Transcribe every line exactly and omit anything that is a picture.

----------------------------------------

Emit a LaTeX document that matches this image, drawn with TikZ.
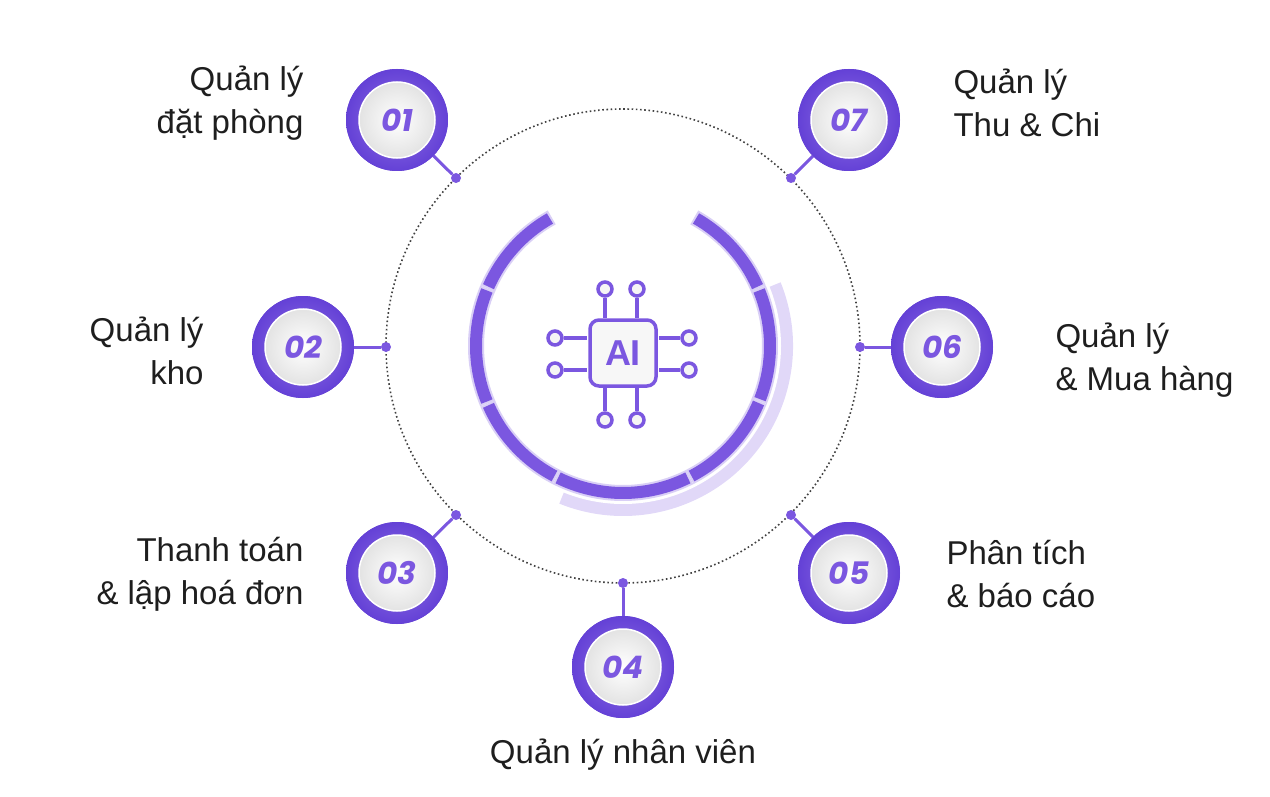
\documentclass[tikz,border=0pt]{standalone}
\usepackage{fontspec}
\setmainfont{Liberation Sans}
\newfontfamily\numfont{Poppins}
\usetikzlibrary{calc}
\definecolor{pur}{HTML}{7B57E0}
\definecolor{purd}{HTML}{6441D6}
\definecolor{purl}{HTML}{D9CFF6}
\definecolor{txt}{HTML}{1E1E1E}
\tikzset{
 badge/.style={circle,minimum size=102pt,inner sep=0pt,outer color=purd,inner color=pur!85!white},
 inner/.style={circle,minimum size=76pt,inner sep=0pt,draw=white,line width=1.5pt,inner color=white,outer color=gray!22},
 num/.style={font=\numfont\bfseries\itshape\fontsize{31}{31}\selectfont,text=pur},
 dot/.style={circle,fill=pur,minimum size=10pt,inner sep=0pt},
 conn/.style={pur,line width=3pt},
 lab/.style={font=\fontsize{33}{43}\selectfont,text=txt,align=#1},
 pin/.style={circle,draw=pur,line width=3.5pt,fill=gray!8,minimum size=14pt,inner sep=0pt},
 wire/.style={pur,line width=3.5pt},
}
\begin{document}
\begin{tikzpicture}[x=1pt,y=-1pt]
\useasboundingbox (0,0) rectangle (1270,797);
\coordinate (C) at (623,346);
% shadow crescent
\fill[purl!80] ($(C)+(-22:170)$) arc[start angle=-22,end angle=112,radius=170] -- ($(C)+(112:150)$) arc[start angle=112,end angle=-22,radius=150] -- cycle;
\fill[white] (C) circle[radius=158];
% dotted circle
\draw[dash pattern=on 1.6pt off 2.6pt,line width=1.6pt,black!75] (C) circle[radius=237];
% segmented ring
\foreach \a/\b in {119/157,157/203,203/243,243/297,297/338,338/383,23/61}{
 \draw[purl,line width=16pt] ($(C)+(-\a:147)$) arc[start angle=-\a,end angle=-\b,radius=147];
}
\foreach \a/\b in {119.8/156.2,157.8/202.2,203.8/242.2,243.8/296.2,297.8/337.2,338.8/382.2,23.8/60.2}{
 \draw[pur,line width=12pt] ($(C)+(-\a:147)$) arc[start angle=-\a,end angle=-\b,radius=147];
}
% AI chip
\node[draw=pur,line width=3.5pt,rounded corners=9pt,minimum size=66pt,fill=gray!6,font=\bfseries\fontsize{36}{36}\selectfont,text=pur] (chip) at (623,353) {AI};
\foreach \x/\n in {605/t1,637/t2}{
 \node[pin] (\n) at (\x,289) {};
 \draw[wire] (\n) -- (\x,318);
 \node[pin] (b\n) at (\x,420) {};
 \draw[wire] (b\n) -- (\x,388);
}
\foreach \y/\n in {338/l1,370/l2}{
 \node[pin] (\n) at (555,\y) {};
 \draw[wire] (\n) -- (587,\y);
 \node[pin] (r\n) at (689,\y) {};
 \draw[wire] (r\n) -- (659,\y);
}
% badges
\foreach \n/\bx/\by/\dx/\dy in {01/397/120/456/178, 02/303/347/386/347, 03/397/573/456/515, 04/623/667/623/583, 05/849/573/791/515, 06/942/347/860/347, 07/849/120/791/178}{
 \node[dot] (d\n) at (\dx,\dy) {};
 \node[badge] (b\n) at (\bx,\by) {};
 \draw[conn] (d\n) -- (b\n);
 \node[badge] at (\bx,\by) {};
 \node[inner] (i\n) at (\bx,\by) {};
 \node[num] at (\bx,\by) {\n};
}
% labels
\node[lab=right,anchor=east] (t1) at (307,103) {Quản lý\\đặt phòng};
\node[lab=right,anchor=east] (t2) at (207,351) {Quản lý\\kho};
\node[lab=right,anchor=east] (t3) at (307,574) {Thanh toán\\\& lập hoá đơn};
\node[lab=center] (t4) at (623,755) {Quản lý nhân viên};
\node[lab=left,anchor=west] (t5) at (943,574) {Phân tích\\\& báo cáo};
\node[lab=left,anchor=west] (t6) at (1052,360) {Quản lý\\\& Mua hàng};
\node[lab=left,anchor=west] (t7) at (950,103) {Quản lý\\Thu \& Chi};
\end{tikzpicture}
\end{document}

----------------------------------------

== Problem solution ==
Emit a LaTeX document that matches this image, drawn with TikZ.
\documentclass[tikz,border=0pt]{standalone}
\usepackage{fontspec}
\setmainfont{Liberation Sans}
\newfontfamily\numfont{Poppins}
\usetikzlibrary{calc}
\definecolor{pur}{HTML}{7B57E0}
\definecolor{purd}{HTML}{6441D6}
\definecolor{purl}{HTML}{D9CFF6}
\definecolor{txt}{HTML}{1E1E1E}
\tikzset{
 badge/.style={circle,minimum size=102pt,inner sep=0pt,outer color=purd,inner color=pur!85!white},
 inner/.style={circle,minimum size=76pt,inner sep=0pt,draw=white,line width=1.5pt,inner color=white,outer color=gray!22},
 num/.style={font=\numfont\bfseries\itshape\fontsize{31}{31}\selectfont,text=pur},
 dot/.style={circle,fill=pur,minimum size=10pt,inner sep=0pt},
 conn/.style={pur,line width=3pt},
 lab/.style={font=\fontsize{33}{43}\selectfont,text=txt,align=#1},
 pin/.style={circle,draw=pur,line width=3.5pt,fill=gray!8,minimum size=14pt,inner sep=0pt},
 wire/.style={pur,line width=3.5pt},
}
\begin{document}
\begin{tikzpicture}[x=1pt,y=-1pt]
\useasboundingbox (0,0) rectangle (1270,797);
\coordinate (C) at (623,346);
% shadow crescent
\fill[purl!80] ($(C)+(-22:170)$) arc[start angle=-22,end angle=112,radius=170] -- ($(C)+(112:150)$) arc[start angle=112,end angle=-22,radius=150] -- cycle;
\fill[white] (C) circle[radius=158];
% dotted circle
\draw[dash pattern=on 1.6pt off 2.6pt,line width=1.6pt,black!75] (C) circle[radius=237];
% segmented ring
\foreach \a/\b in {119/157,157/203,203/243,243/297,297/338,338/383,23/61}{
 \draw[purl,line width=16pt] ($(C)+(-\a:147)$) arc[start angle=-\a,end angle=-\b,radius=147];
}
\foreach \a/\b in {119.8/156.2,157.8/202.2,203.8/242.2,243.8/296.2,297.8/337.2,338.8/382.2,23.8/60.2}{
 \draw[pur,line width=12pt] ($(C)+(-\a:147)$) arc[start angle=-\a,end angle=-\b,radius=147];
}
% AI chip
\node[draw=pur,line width=3.5pt,rounded corners=9pt,minimum size=66pt,fill=gray!6,font=\bfseries\fontsize{36}{36}\selectfont,text=pur] (chip) at (623,353) {AI};
\foreach \x/\n in {605/t1,637/t2}{
 \node[pin] (\n) at (\x,289) {};
 \draw[wire] (\n) -- (\x,318);
 \node[pin] (b\n) at (\x,420) {};
 \draw[wire] (b\n) -- (\x,388);
}
\foreach \y/\n in {338/l1,370/l2}{
 \node[pin] (\n) at (555,\y) {};
 \draw[wire] (\n) -- (587,\y);
 \node[pin] (r\n) at (689,\y) {};
 \draw[wire] (r\n) -- (659,\y);
}
% badges
\foreach \n/\bx/\by/\dx/\dy in {01/397/120/456/178, 02/303/347/386/347, 03/397/573/456/515, 04/623/667/623/583, 05/849/573/791/515, 06/942/347/860/347, 07/849/120/791/178}{
 \node[dot] (d\n) at (\dx,\dy) {};
 \node[badge] (b\n) at (\bx,\by) {};
 \draw[conn] (d\n) -- (b\n);
 \node[badge] at (\bx,\by) {};
 \node[inner] (i\n) at (\bx,\by) {};
 \node[num] at (\bx,\by) {\n};
}
% labels
\node[lab=right,anchor=east] (t1) at (307,103) {Quản lý\\đặt phòng};
\node[lab=right,anchor=east] (t2) at (207,351) {Quản lý\\kho};
\node[lab=right,anchor=east] (t3) at (307,574) {Thanh toán\\\& lập hoá đơn};
\node[lab=center] (t4) at (623,755) {Quản lý nhân viên};
\node[lab=left,anchor=west] (t5) at (943,574) {Phân tích\\\& báo cáo};
\node[lab=left,anchor=west] (t6) at (1052,360) {Quản lý\\\& Mua hàng};
\node[lab=left,anchor=west] (t7) at (950,103) {Quản lý\\Thu \& Chi};
\end{tikzpicture}
\end{document}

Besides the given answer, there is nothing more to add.